Entonces mi amigo me dijo:

—En los primitivos tiempos del Oratorio ¿Vos no estabais siempre en medio de los jóvenes, especialmente en tiempo de recreo? ¿Recuerda aquéllos hermosos años? Era una alegría de Paraíso, una época que recordamos siempre con emoción, porque el amor lo regulaba todo y nosotros no teníamos secretos para [San] Juan Don Bosco.

—¡Cierto! Entonces todo era para mí motivo de alegría y los jóvenes iban a porfía por acercarse a mí, por hablarme y existía una verdadera ansiedad por escuchar mis consejos y ponerlos en práctica. Ahora, en cambio, las continuas audiencias, mis múltiples ocupaciones y la falta de salud me lo impiden.

—Bien, bien; pero si Vos no podéis, ¿por qué sus Salesianos no se convierten en sus imitadores? ¿Por qué no insistís, no les exiges que traten a los jóvenes como Vos los tratabais?

—Yo les hablo e insisto hasta cansarme, pero muchos no están decididos a tomarse el trabajo que la educación requiere.

—Y así, descuidando lo menos, pierden lo más y este más es el fruto de sus fatigas. Que amen lo que agrada a los jóvenes y los jóvenes amarán lo que es del gusto de los Superiores.

De esta manera el trabajo les será muy llevadero. La causa del cambio presente del Oratorio es que un buen número de jóvenes no tiene confianza con los Superiores.

Antiguamente los corazones todos estaban abiertos a los Superiores, por lo que los jóvenes amaban y obedecían prontamente. Pero ahora los Superiores son considerados sólo como tales y no como padres, hermanos y amigos; por tanto, son más temidos que amados.

Por eso, si se quiere hacer un solo corazón y una sola alma, por amor a Jesús se debe romper esa barrera fatal de la desconfianza que ha de ser suplantada por la confianza más cordial. Es decir: que la obediencia ha de guiar al alumno como la madre a su hijito; entonces reinarán en el Oratorio la paz y la antigua alegría.

—¿Cómo hacer, pues, para romper esta barrera?

—Familiaridad con los jóvenes, especialmente en el recreo. Sin la familiaridad no se puede demostrar el afecto y sin esta demostración no puede haber confianza. El que quiere ser amado es menester que demuestre que ama a Jesucristo que se hizo pequeño con los pequeños y cargó con nuestras enfermedades.

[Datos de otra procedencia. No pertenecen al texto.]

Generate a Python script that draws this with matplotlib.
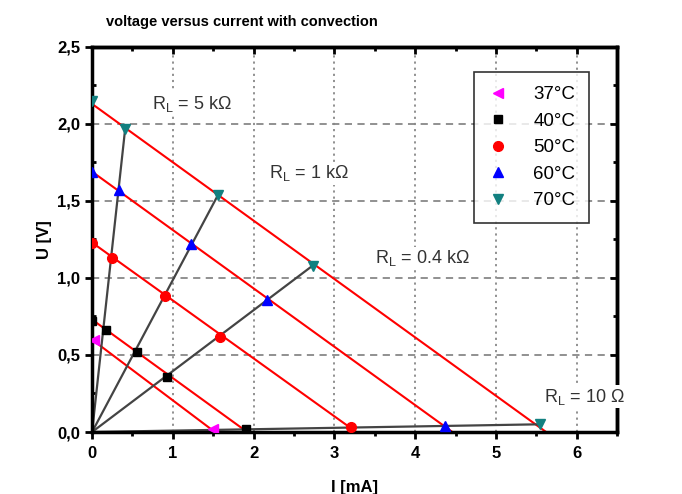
import matplotlib.pyplot as plt
from matplotlib.ticker import MultipleLocator, FuncFormatter

plt.rcParams['font.family'] = ['Liberation Sans', 'DejaVu Sans']

# measured points per temperature: current I [mA], voltage U [V]
temps = ['37°C', '40°C', '50°C', '60°C', '70°C']
I_37 = [0.03, 1.50]
U_37 = [0.60, 0.02]
I_40 = [0.00, 0.17, 0.55, 0.93, 1.90]
U_40 = [0.72, 0.66, 0.52, 0.36, 0.02]
I_50 = [0.00, 0.25, 0.90, 1.58, 3.21]
U_50 = [1.23, 1.13, 0.88, 0.62, 0.03]
I_60 = [0.00, 0.33, 1.23, 2.16, 4.37]
U_60 = [1.69, 1.57, 1.22, 0.86, 0.04]
I_70 = [0.00, 0.41, 1.56, 2.73, 5.54]
U_70 = [2.15, 1.97, 1.54, 1.08, 0.05]

# linear fits per temperature: open-circuit voltage and short-circuit current
fit_U0 = [0.60, 0.73, 1.23, 1.69, 2.13]
fit_I0 = [1.52, 1.92, 3.27, 4.46, 5.62]

# load lines (end point = 70°C measurement)
loads = ['5 k\u03a9', '1 k\u03a9', '0.4 k\u03a9', '10 \u03a9']
load_I = [0.41, 1.56, 2.73, 5.54]
load_U = [1.97, 1.54, 1.08, 0.05]

fig = plt.figure(figsize=(6.82, 4.94), dpi=100)
ax = fig.add_axes([0.135, 0.1255, 0.77, 0.7795])

ax.set_xlim(0, 6.5)
ax.set_ylim(0, 2.5)

# grid
for y in [0.5, 1.0, 1.5, 2.0]:
    ax.axhline(y, color='#888888', lw=1.3, ls=(0, (4, 3)), zorder=0)
for x in [1, 2, 3, 4, 5, 6]:
    ax.axvline(x, color='#888888', lw=1.3, ls=(0, (1.2, 2.2)), zorder=0)

# fit lines
for u0, i0 in zip(fit_U0, fit_I0):
    ax.plot([0, i0], [u0, 0], color='red', lw=1.5, zorder=2)

# load lines
for i1, u1 in zip(load_I, load_U):
    ax.plot([0, i1], [0, u1], color='#444444', lw=1.6, zorder=2)

ax.plot(I_37, U_37, ls='none', marker='<', color='magenta', ms=7, label=temps[0], zorder=3)
ax.plot(I_40, U_40, ls='none', marker='s', color='black', ms=6, label=temps[1], zorder=3)
ax.plot(I_50, U_50, ls='none', marker='o', color='red', ms=7, label=temps[2], zorder=3)
ax.plot(I_60, U_60, ls='none', marker='^', color='blue', ms=7, label=temps[3], zorder=3)
ax.plot(I_70, U_70, ls='none', marker='v', color='#128080', ms=7, label=temps[4], zorder=3)

# load labels
label_pos = [(0.74, 2.13), (2.19, 1.68), (3.5, 1.13), (5.6, 0.23)]
for (x, y), name in zip(label_pos, loads):
    ax.text(x, y, 'R$_\\mathregular{L}$ = ' + name, fontsize=13, color='#333333',
            va='center', zorder=4,
            bbox=dict(facecolor='white', edgecolor='none', pad=1.0))

ax.xaxis.set_major_locator(MultipleLocator(1))
ax.xaxis.set_minor_locator(MultipleLocator(0.5))
ax.yaxis.set_major_locator(MultipleLocator(0.5))
ax.yaxis.set_minor_locator(MultipleLocator(0.25))
ax.xaxis.set_major_formatter(FuncFormatter(lambda v, p: '%d' % v))
ax.yaxis.set_major_formatter(FuncFormatter(lambda v, p: ('%.1f' % v).replace('.', ',')))

ax.tick_params(axis='x', which='major', direction='out', length=5, width=2, pad=5)
ax.tick_params(axis='x', which='minor', direction='out', length=3, width=2)
ax.tick_params(axis='y', which='major', direction='out', length=5, width=2)
ax.tick_params(axis='y', which='minor', direction='in', length=3, width=2)
for lab in ax.get_xticklabels() + ax.get_yticklabels():
    lab.set_fontweight('bold')
    lab.set_fontsize(12)

top = ax.secondary_xaxis('top')
top.xaxis.set_major_locator(MultipleLocator(1))
top.xaxis.set_minor_locator(MultipleLocator(0.5))
top.tick_params(which='major', direction='in', length=5, width=2, labeltop=False)
top.tick_params(which='minor', direction='in', length=3, width=2)
right = ax.secondary_yaxis('right')
right.yaxis.set_major_locator(MultipleLocator(0.5))
right.yaxis.set_minor_locator(MultipleLocator(0.25))
right.tick_params(which='major', direction='in', length=5, width=2, labelright=False)
right.tick_params(which='minor', direction='in', length=3, width=2)

for sp in ax.spines.values():
    sp.set_linewidth(2.5)
top.spines['top'].set_linewidth(2.5)
right.spines['right'].set_linewidth(2.5)

ax.set_xlabel('I [mA]', fontsize=12, fontweight='bold', labelpad=14)
ax.set_ylabel('U [V]', fontsize=12, fontweight='bold')

leg = ax.legend(loc='upper left', bbox_to_anchor=(0.728, 0.935), fontsize=13.5,
                frameon=True, fancybox=False, edgecolor='black', handlelength=1.0,
                handletextpad=1.4, labelspacing=0.5, borderpad=0.75,
                borderaxespad=0)
leg.get_frame().set_linewidth(1.2)

fig.text(0.355, 0.955, 'voltage versus current with convection', ha='center',
         va='center', fontsize=10.5, fontweight='bold')

fig.savefig('out.png', dpi=100)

¡He aquí el Maestro de la familiaridad!
El maestro al cual sólo se le ve en la cátedra, es solamente maestro y nada más, pero si participa del recreo de los jóvenes se convierte también en hermano.

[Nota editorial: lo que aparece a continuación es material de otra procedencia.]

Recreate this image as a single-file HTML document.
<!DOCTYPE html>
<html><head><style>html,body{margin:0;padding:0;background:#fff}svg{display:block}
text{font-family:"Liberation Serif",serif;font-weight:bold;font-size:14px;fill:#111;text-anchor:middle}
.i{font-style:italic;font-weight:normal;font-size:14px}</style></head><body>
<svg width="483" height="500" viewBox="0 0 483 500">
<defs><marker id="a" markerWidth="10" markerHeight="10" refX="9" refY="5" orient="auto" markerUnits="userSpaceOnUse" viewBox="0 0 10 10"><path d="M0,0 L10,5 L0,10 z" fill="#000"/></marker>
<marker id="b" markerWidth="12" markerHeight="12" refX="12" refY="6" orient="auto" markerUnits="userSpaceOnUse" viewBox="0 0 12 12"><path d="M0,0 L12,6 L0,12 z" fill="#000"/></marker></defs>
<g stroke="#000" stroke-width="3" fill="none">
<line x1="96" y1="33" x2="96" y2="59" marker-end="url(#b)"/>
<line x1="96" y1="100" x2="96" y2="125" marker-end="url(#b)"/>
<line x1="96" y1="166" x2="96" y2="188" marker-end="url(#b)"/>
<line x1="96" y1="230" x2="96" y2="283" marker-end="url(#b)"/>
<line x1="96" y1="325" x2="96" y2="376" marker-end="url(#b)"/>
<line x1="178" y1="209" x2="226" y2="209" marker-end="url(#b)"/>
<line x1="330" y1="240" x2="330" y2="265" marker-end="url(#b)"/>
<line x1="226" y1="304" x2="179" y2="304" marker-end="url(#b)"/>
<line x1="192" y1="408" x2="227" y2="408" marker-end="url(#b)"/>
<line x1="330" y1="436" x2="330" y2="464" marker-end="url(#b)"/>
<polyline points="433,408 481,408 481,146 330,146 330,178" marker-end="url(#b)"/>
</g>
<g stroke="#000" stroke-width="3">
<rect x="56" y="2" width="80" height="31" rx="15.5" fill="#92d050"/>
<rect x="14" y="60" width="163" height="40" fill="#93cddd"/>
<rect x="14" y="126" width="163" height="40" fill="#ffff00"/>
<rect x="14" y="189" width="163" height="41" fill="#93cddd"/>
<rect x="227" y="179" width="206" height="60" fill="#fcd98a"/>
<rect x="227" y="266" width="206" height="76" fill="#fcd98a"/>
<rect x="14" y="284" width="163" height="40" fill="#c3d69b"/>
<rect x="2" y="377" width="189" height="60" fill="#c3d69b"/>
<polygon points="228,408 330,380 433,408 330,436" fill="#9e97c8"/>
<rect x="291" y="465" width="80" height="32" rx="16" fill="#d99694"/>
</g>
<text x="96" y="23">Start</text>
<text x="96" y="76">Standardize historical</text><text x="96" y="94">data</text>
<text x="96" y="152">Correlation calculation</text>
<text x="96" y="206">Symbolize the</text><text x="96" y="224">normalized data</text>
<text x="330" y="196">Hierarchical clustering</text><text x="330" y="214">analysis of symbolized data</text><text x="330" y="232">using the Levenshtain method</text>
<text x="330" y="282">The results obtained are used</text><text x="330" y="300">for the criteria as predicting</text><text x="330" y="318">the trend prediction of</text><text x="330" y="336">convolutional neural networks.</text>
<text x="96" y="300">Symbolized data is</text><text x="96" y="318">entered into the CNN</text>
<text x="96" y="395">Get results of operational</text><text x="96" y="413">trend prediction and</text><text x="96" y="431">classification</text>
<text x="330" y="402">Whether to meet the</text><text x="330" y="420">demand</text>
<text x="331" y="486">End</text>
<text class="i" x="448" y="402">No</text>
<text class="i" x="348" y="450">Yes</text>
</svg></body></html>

Si a uno se le ve en el pulpito predicando se dirá que cumple con su deber, pero si se le ve diciendo en el recreo una buena palabra habrá que reconocer que esa palabra proviene de una persona que ama.                                                    

¡Cuántas conversiones no fueron, efecto de alguna de sus palabras pronunciadas improvisadamente al oído de un jovencito mientras se divertía!